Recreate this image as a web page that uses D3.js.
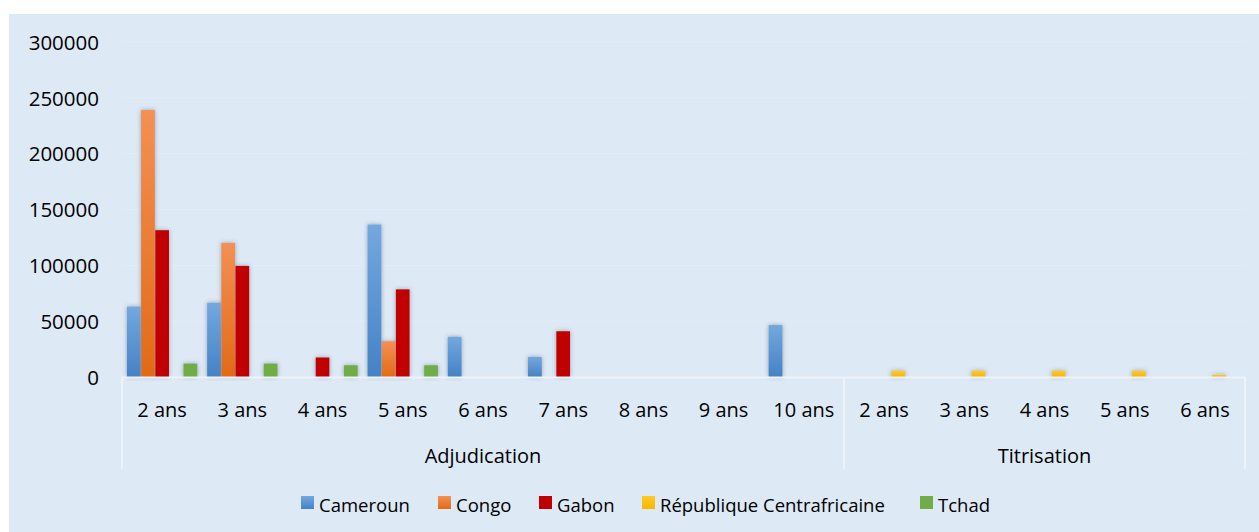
<!DOCTYPE html>
<html><head><meta charset="utf-8">
<script src="https://cdn.jsdelivr.net/npm/d3@7"></script>
<style>
html,body{margin:0;padding:0;background:#fff;}
svg{display:block;}
text{font-family:"Open Sans","Noto Sans",sans-serif;fill:#000;}
</style></head>
<body>
<svg id="chart" width="1259" height="532"></svg>
<script>
const categories = ["2 ans","3 ans","4 ans","5 ans","6 ans","7 ans","8 ans","9 ans","10 ans","2 ans","3 ans","4 ans","5 ans","6 ans"];
const groupNames = ["Adjudication","Titrisation"];
const groupOf = [0,0,0,0,0,0,0,0,0,1,1,1,1,1];
const seriesNames = ["Cameroun","Congo","Gabon","République Centrafricaine","Tchad"];
const cameroun = [63000,66500,null,136500,36000,18000,null,null,46500,null,null,null,null,null];
const congo    = [239000,120000,null,32000,null,null,null,null,null,null,null,null,null,null];
const gabon    = [131500,99500,17500,78500,null,41000,null,null,null,null,null,null,null,null];
const rca      = [null,null,null,null,null,null,null,null,null,5500,5500,5500,5500,2000];
const tchad    = [12000,12000,10500,10500,null,null,null,null,null,null,null,null,null,null];
const yTicks = [0,50000,100000,150000,200000,250000,300000];

const seriesValues = [cameroun, congo, gabon, rca, tchad];
const colors = [
  {top:"#74a8de", bot:"#4482c6"},
  {top:"#f39055", bot:"#e26a16"},
  {top:"#c00000", bot:"#c00000"},
  {top:"#ffc82a", bot:"#f5b800"},
  {top:"#70ad47", bot:"#70ad47"}
];

const svg = d3.select("#chart");
const W = 1259, H = 532;
svg.append("rect").attr("x",9).attr("y",14).attr("width",W-9).attr("height",H-14).attr("fill","#dde9f5");

const defs = svg.append("defs");
colors.forEach((c,i)=>{
  const g = defs.append("linearGradient").attr("id","grad"+i).attr("x1",0).attr("y1",0).attr("x2",0).attr("y2",1);
  g.append("stop").attr("offset","0%").attr("stop-color",c.top);
  g.append("stop").attr("offset","100%").attr("stop-color",c.bot);
});
const f = defs.append("filter").attr("id","shadow").attr("x","-50%").attr("y","-10%").attr("width","200%").attr("height","120%");
f.append("feDropShadow").attr("dx",0).attr("dy",0).attr("stdDeviation",2.2).attr("flood-color","#3a4a5a").attr("flood-opacity",0.45);

const x0 = 122, x1 = 1245, yTop = 42, yBase = 377;
const x = d3.scaleBand().domain(d3.range(categories.length)).range([x0,x1]).padding(0);
const xs = d3.scaleBand().domain(d3.range(seriesNames.length)).range([0,x.bandwidth()]).paddingInner(0.03).paddingOuter(0.35);
const y = d3.scaleLinear().domain([0,300000]).range([yBase,yTop]);

// gridlines
svg.append("g").selectAll("line").data(yTicks.filter(t=>t>0)).join("line")
  .attr("x1",x0).attr("x2",x1).attr("y1",d=>y(d)).attr("y2",d=>y(d))
  .attr("stroke","#e2ecf7").attr("stroke-width",1);

// y axis labels
const yAxis = d3.axisLeft(y).tickValues(yTicks).tickSize(0).tickPadding(0).tickFormat(d3.format("d"));
const yg = svg.append("g").attr("transform","translate(99,0)").call(yAxis);
yg.select(".domain").remove();
yg.selectAll("text").style("font-size","20.5px").attr("fill","#000").attr("dy","0.35em");

// bars
const barData = [];
seriesValues.forEach((vals,si)=>vals.forEach((v,ci)=>{ if(v!=null) barData.push({si,ci,v}); }));
svg.append("g").attr("filter","url(#shadow)").selectAll("rect").data(barData).join("rect")
  .attr("x",d=>x(d.ci)+xs(d.si))
  .attr("width",xs.bandwidth())
  .attr("y",d=>y(d.v))
  .attr("height",d=>yBase-y(d.v))
  .attr("fill",d=>"url(#grad"+d.si+")");

// category axis
const axisCol = "#eef3fa";
svg.append("line").attr("x1",x0).attr("x2",x1).attr("y1",yBase+0.5).attr("y2",yBase+0.5).attr("stroke",axisCol).attr("stroke-width",2);
const bounds = [0];
for(let i=1;i<groupOf.length;i++) if(groupOf[i]!==groupOf[i-1]) bounds.push(i);
bounds.push(groupOf.length);
svg.append("g").selectAll("line").data(bounds).join("line")
  .attr("x1",d=>d<categories.length?x(d):x1).attr("x2",d=>d<categories.length?x(d):x1)
  .attr("y1",yBase).attr("y2",469).attr("stroke",axisCol).attr("stroke-width",2);

const xAxis = d3.axisBottom(x).tickSize(0).tickPadding(0).tickFormat(i=>categories[i]);
const xg = svg.append("g").attr("transform","translate(0,"+yBase+")").call(xAxis);
xg.select(".domain").remove();
xg.selectAll("text").style("font-size","20px").attr("fill","#000").attr("y",40).attr("dy",0);

// group labels
const groupCenters = groupNames.map((g,gi)=>{
  const idx = d3.range(categories.length).filter(i=>groupOf[i]===gi);
  return {name:g, cx:(x(idx[0]) + x(idx[idx.length-1])+x.bandwidth())/2};
});
svg.append("g").selectAll("text").data(groupCenters).join("text")
  .attr("x",d=>d.cx).attr("y",463).attr("text-anchor","middle").style("font-size","20px").text(d=>d.name);

// legend
const legendX = [301,438,539,642,920];
const lg = svg.append("g").selectAll("g").data(seriesNames).join("g")
  .attr("transform",(d,i)=>"translate("+legendX[i]+",496)");
lg.append("rect").attr("width",13).attr("height",13).attr("fill",(d,i)=>"url(#grad"+i+")");
lg.append("text").attr("x",18).attr("y",16).style("font-size","18.5px").text(d=>d);
</script>
</body></html>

Exercise objective: All of the material above is to be copied exactly, except for its images.

Output for this task:
Recreate this image as a web page that uses D3.js.
<!DOCTYPE html>
<html><head><meta charset="utf-8">
<script src="https://cdn.jsdelivr.net/npm/d3@7"></script>
<style>
html,body{margin:0;padding:0;background:#fff;}
svg{display:block;}
text{font-family:"Open Sans","Noto Sans",sans-serif;fill:#000;}
</style></head>
<body>
<svg id="chart" width="1259" height="532"></svg>
<script>
const categories = ["2 ans","3 ans","4 ans","5 ans","6 ans","7 ans","8 ans","9 ans","10 ans","2 ans","3 ans","4 ans","5 ans","6 ans"];
const groupNames = ["Adjudication","Titrisation"];
const groupOf = [0,0,0,0,0,0,0,0,0,1,1,1,1,1];
const seriesNames = ["Cameroun","Congo","Gabon","République Centrafricaine","Tchad"];
const cameroun = [63000,66500,null,136500,36000,18000,null,null,46500,null,null,null,null,null];
const congo    = [239000,120000,null,32000,null,null,null,null,null,null,null,null,null,null];
const gabon    = [131500,99500,17500,78500,null,41000,null,null,null,null,null,null,null,null];
const rca      = [null,null,null,null,null,null,null,null,null,5500,5500,5500,5500,2000];
const tchad    = [12000,12000,10500,10500,null,null,null,null,null,null,null,null,null,null];
const yTicks = [0,50000,100000,150000,200000,250000,300000];

const seriesValues = [cameroun, congo, gabon, rca, tchad];
const colors = [
  {top:"#74a8de", bot:"#4482c6"},
  {top:"#f39055", bot:"#e26a16"},
  {top:"#c00000", bot:"#c00000"},
  {top:"#ffc82a", bot:"#f5b800"},
  {top:"#70ad47", bot:"#70ad47"}
];

const svg = d3.select("#chart");
const W = 1259, H = 532;
svg.append("rect").attr("x",9).attr("y",14).attr("width",W-9).attr("height",H-14).attr("fill","#dde9f5");

const defs = svg.append("defs");
colors.forEach((c,i)=>{
  const g = defs.append("linearGradient").attr("id","grad"+i).attr("x1",0).attr("y1",0).attr("x2",0).attr("y2",1);
  g.append("stop").attr("offset","0%").attr("stop-color",c.top);
  g.append("stop").attr("offset","100%").attr("stop-color",c.bot);
});
const f = defs.append("filter").attr("id","shadow").attr("x","-50%").attr("y","-10%").attr("width","200%").attr("height","120%");
f.append("feDropShadow").attr("dx",0).attr("dy",0).attr("stdDeviation",2.2).attr("flood-color","#3a4a5a").attr("flood-opacity",0.45);

const x0 = 122, x1 = 1245, yTop = 42, yBase = 377;
const x = d3.scaleBand().domain(d3.range(categories.length)).range([x0,x1]).padding(0);
const xs = d3.scaleBand().domain(d3.range(seriesNames.length)).range([0,x.bandwidth()]).paddingInner(0.03).paddingOuter(0.35);
const y = d3.scaleLinear().domain([0,300000]).range([yBase,yTop]);

// gridlines
svg.append("g").selectAll("line").data(yTicks.filter(t=>t>0)).join("line")
  .attr("x1",x0).attr("x2",x1).attr("y1",d=>y(d)).attr("y2",d=>y(d))
  .attr("stroke","#e2ecf7").attr("stroke-width",1);

// y axis labels
const yAxis = d3.axisLeft(y).tickValues(yTicks).tickSize(0).tickPadding(0).tickFormat(d3.format("d"));
const yg = svg.append("g").attr("transform","translate(99,0)").call(yAxis);
yg.select(".domain").remove();
yg.selectAll("text").style("font-size","20.5px").attr("fill","#000").attr("dy","0.35em");

// bars
const barData = [];
seriesValues.forEach((vals,si)=>vals.forEach((v,ci)=>{ if(v!=null) barData.push({si,ci,v}); }));
svg.append("g").attr("filter","url(#shadow)").selectAll("rect").data(barData).join("rect")
  .attr("x",d=>x(d.ci)+xs(d.si))
  .attr("width",xs.bandwidth())
  .attr("y",d=>y(d.v))
  .attr("height",d=>yBase-y(d.v))
  .attr("fill",d=>"url(#grad"+d.si+")");

// category axis
const axisCol = "#eef3fa";
svg.append("line").attr("x1",x0).attr("x2",x1).attr("y1",yBase+0.5).attr("y2",yBase+0.5).attr("stroke",axisCol).attr("stroke-width",2);
const bounds = [0];
for(let i=1;i<groupOf.length;i++) if(groupOf[i]!==groupOf[i-1]) bounds.push(i);
bounds.push(groupOf.length);
svg.append("g").selectAll("line").data(bounds).join("line")
  .attr("x1",d=>d<categories.length?x(d):x1).attr("x2",d=>d<categories.length?x(d):x1)
  .attr("y1",yBase).attr("y2",469).attr("stroke",axisCol).attr("stroke-width",2);

const xAxis = d3.axisBottom(x).tickSize(0).tickPadding(0).tickFormat(i=>categories[i]);
const xg = svg.append("g").attr("transform","translate(0,"+yBase+")").call(xAxis);
xg.select(".domain").remove();
xg.selectAll("text").style("font-size","20px").attr("fill","#000").attr("y",40).attr("dy",0);

// group labels
const groupCenters = groupNames.map((g,gi)=>{
  const idx = d3.range(categories.length).filter(i=>groupOf[i]===gi);
  return {name:g, cx:(x(idx[0]) + x(idx[idx.length-1])+x.bandwidth())/2};
});
svg.append("g").selectAll("text").data(groupCenters).join("text")
  .attr("x",d=>d.cx).attr("y",463).attr("text-anchor","middle").style("font-size","20px").text(d=>d.name);

// legend
const legendX = [301,438,539,642,920];
const lg = svg.append("g").selectAll("g").data(seriesNames).join("g")
  .attr("transform",(d,i)=>"translate("+legendX[i]+",496)");
lg.append("rect").attr("width",13).attr("height",13).attr("fill",(d,i)=>"url(#grad"+i+")");
lg.append("text").attr("x",18).attr("y",16).style("font-size","18.5px").text(d=>d);
</script>
</body></html>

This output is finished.